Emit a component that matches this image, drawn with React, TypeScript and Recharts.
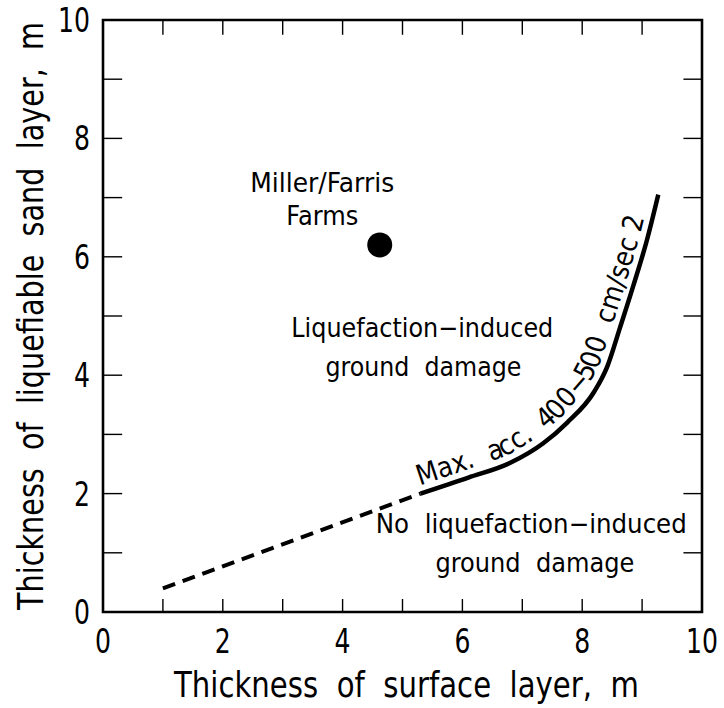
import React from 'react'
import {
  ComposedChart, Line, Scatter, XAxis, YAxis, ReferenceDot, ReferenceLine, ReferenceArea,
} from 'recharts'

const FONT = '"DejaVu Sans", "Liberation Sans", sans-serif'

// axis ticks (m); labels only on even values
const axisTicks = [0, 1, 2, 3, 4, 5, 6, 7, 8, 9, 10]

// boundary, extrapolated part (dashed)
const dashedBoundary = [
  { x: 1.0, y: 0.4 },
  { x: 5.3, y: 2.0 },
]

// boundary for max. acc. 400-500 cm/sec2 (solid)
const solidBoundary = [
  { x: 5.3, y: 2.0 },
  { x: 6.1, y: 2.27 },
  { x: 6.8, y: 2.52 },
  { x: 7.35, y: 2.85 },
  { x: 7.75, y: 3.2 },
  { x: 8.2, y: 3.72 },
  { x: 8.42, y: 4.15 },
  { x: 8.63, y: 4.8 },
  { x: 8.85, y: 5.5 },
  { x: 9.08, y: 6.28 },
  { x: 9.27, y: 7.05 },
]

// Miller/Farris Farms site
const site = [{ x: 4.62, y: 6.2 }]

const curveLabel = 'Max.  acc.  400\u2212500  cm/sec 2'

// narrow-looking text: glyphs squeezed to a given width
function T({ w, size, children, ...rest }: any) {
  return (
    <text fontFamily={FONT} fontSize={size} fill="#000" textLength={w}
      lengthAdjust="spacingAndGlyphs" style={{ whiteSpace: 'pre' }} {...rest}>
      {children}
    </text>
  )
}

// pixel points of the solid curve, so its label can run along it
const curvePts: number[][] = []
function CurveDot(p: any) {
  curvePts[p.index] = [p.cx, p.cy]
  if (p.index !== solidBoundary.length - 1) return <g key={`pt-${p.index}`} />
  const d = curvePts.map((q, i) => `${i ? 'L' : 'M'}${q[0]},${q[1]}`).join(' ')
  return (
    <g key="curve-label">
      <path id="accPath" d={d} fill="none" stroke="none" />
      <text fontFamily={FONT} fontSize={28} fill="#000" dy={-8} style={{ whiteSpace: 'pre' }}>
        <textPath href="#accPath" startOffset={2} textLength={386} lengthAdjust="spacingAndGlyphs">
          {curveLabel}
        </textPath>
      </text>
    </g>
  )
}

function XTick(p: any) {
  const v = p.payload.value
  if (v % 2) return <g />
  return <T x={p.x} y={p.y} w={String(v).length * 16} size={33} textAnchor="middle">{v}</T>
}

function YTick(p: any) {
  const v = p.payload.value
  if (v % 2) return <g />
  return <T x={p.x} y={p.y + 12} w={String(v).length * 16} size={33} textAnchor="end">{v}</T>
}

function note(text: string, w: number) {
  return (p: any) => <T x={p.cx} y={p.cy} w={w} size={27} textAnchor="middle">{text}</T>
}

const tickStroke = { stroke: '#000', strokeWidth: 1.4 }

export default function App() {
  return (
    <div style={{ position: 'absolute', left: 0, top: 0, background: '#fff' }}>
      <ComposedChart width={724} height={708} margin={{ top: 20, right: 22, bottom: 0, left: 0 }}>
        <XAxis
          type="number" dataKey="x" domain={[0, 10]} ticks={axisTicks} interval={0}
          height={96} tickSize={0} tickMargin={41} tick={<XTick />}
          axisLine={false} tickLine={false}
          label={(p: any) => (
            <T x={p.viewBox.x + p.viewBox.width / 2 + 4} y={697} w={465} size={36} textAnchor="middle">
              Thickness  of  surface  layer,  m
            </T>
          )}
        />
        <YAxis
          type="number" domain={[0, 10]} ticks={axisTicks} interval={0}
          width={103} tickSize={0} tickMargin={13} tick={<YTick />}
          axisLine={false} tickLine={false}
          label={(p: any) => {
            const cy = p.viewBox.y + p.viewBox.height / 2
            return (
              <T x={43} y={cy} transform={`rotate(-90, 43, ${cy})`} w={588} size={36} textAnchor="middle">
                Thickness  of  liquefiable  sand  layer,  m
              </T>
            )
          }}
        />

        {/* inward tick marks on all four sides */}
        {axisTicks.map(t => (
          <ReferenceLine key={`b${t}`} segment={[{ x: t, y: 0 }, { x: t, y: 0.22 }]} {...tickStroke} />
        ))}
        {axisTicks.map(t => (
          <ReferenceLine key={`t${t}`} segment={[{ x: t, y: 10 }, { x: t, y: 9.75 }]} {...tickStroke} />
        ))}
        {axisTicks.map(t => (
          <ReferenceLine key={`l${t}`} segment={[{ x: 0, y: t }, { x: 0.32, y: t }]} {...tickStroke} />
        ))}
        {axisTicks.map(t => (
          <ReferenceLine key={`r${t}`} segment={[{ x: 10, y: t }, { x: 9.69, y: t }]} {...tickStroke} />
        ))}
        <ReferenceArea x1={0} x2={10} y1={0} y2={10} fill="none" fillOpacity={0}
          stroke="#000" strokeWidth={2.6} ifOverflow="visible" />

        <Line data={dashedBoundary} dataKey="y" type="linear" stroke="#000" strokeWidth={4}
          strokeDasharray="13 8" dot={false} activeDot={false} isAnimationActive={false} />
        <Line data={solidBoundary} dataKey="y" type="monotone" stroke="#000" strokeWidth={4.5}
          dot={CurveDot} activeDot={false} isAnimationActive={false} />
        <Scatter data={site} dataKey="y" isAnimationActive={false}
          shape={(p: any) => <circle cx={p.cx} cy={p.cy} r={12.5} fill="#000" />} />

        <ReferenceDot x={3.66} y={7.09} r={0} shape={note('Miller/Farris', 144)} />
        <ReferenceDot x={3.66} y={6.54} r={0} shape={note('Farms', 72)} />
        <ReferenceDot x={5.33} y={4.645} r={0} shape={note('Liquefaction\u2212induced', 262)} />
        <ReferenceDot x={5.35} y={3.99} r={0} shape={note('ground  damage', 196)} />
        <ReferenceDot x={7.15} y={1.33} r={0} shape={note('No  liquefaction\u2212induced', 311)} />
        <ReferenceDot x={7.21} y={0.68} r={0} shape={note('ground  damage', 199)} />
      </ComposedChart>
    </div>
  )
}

■ ■ ■

## Set task:
Give the data again exactly as written, with all pictures left out.

## Final result:
Emit a component that matches this image, drawn with React, TypeScript and Recharts.
import React from 'react'
import {
  ComposedChart, Line, Scatter, XAxis, YAxis, ReferenceDot, ReferenceLine, ReferenceArea,
} from 'recharts'

const FONT = '"DejaVu Sans", "Liberation Sans", sans-serif'

// axis ticks (m); labels only on even values
const axisTicks = [0, 1, 2, 3, 4, 5, 6, 7, 8, 9, 10]

// boundary, extrapolated part (dashed)
const dashedBoundary = [
  { x: 1.0, y: 0.4 },
  { x: 5.3, y: 2.0 },
]

// boundary for max. acc. 400-500 cm/sec2 (solid)
const solidBoundary = [
  { x: 5.3, y: 2.0 },
  { x: 6.1, y: 2.27 },
  { x: 6.8, y: 2.52 },
  { x: 7.35, y: 2.85 },
  { x: 7.75, y: 3.2 },
  { x: 8.2, y: 3.72 },
  { x: 8.42, y: 4.15 },
  { x: 8.63, y: 4.8 },
  { x: 8.85, y: 5.5 },
  { x: 9.08, y: 6.28 },
  { x: 9.27, y: 7.05 },
]

// Miller/Farris Farms site
const site = [{ x: 4.62, y: 6.2 }]

const curveLabel = 'Max.  acc.  400\u2212500  cm/sec 2'

// narrow-looking text: glyphs squeezed to a given width
function T({ w, size, children, ...rest }: any) {
  return (
    <text fontFamily={FONT} fontSize={size} fill="#000" textLength={w}
      lengthAdjust="spacingAndGlyphs" style={{ whiteSpace: 'pre' }} {...rest}>
      {children}
    </text>
  )
}

// pixel points of the solid curve, so its label can run along it
const curvePts: number[][] = []
function CurveDot(p: any) {
  curvePts[p.index] = [p.cx, p.cy]
  if (p.index !== solidBoundary.length - 1) return <g key={`pt-${p.index}`} />
  const d = curvePts.map((q, i) => `${i ? 'L' : 'M'}${q[0]},${q[1]}`).join(' ')
  return (
    <g key="curve-label">
      <path id="accPath" d={d} fill="none" stroke="none" />
      <text fontFamily={FONT} fontSize={28} fill="#000" dy={-8} style={{ whiteSpace: 'pre' }}>
        <textPath href="#accPath" startOffset={2} textLength={386} lengthAdjust="spacingAndGlyphs">
          {curveLabel}
        </textPath>
      </text>
    </g>
  )
}

function XTick(p: any) {
  const v = p.payload.value
  if (v % 2) return <g />
  return <T x={p.x} y={p.y} w={String(v).length * 16} size={33} textAnchor="middle">{v}</T>
}

function YTick(p: any) {
  const v = p.payload.value
  if (v % 2) return <g />
  return <T x={p.x} y={p.y + 12} w={String(v).length * 16} size={33} textAnchor="end">{v}</T>
}

function note(text: string, w: number) {
  return (p: any) => <T x={p.cx} y={p.cy} w={w} size={27} textAnchor="middle">{text}</T>
}

const tickStroke = { stroke: '#000', strokeWidth: 1.4 }

export default function App() {
  return (
    <div style={{ position: 'absolute', left: 0, top: 0, background: '#fff' }}>
      <ComposedChart width={724} height={708} margin={{ top: 20, right: 22, bottom: 0, left: 0 }}>
        <XAxis
          type="number" dataKey="x" domain={[0, 10]} ticks={axisTicks} interval={0}
          height={96} tickSize={0} tickMargin={41} tick={<XTick />}
          axisLine={false} tickLine={false}
          label={(p: any) => (
            <T x={p.viewBox.x + p.viewBox.width / 2 + 4} y={697} w={465} size={36} textAnchor="middle">
              Thickness  of  surface  layer,  m
            </T>
          )}
        />
        <YAxis
          type="number" domain={[0, 10]} ticks={axisTicks} interval={0}
          width={103} tickSize={0} tickMargin={13} tick={<YTick />}
          axisLine={false} tickLine={false}
          label={(p: any) => {
            const cy = p.viewBox.y + p.viewBox.height / 2
            return (
              <T x={43} y={cy} transform={`rotate(-90, 43, ${cy})`} w={588} size={36} textAnchor="middle">
                Thickness  of  liquefiable  sand  layer,  m
              </T>
            )
          }}
        />

        {/* inward tick marks on all four sides */}
        {axisTicks.map(t => (
          <ReferenceLine key={`b${t}`} segment={[{ x: t, y: 0 }, { x: t, y: 0.22 }]} {...tickStroke} />
        ))}
        {axisTicks.map(t => (
          <ReferenceLine key={`t${t}`} segment={[{ x: t, y: 10 }, { x: t, y: 9.75 }]} {...tickStroke} />
        ))}
        {axisTicks.map(t => (
          <ReferenceLine key={`l${t}`} segment={[{ x: 0, y: t }, { x: 0.32, y: t }]} {...tickStroke} />
        ))}
        {axisTicks.map(t => (
          <ReferenceLine key={`r${t}`} segment={[{ x: 10, y: t }, { x: 9.69, y: t }]} {...tickStroke} />
        ))}
        <ReferenceArea x1={0} x2={10} y1={0} y2={10} fill="none" fillOpacity={0}
          stroke="#000" strokeWidth={2.6} ifOverflow="visible" />

        <Line data={dashedBoundary} dataKey="y" type="linear" stroke="#000" strokeWidth={4}
          strokeDasharray="13 8" dot={false} activeDot={false} isAnimationActive={false} />
        <Line data={solidBoundary} dataKey="y" type="monotone" stroke="#000" strokeWidth={4.5}
          dot={CurveDot} activeDot={false} isAnimationActive={false} />
        <Scatter data={site} dataKey="y" isAnimationActive={false}
          shape={(p: any) => <circle cx={p.cx} cy={p.cy} r={12.5} fill="#000" />} />

        <ReferenceDot x={3.66} y={7.09} r={0} shape={note('Miller/Farris', 144)} />
        <ReferenceDot x={3.66} y={6.54} r={0} shape={note('Farms', 72)} />
        <ReferenceDot x={5.33} y={4.645} r={0} shape={note('Liquefaction\u2212induced', 262)} />
        <ReferenceDot x={5.35} y={3.99} r={0} shape={note('ground  damage', 196)} />
        <ReferenceDot x={7.15} y={1.33} r={0} shape={note('No  liquefaction\u2212induced', 311)} />
        <ReferenceDot x={7.21} y={0.68} r={0} shape={note('ground  damage', 199)} />
      </ComposedChart>
    </div>
  )
}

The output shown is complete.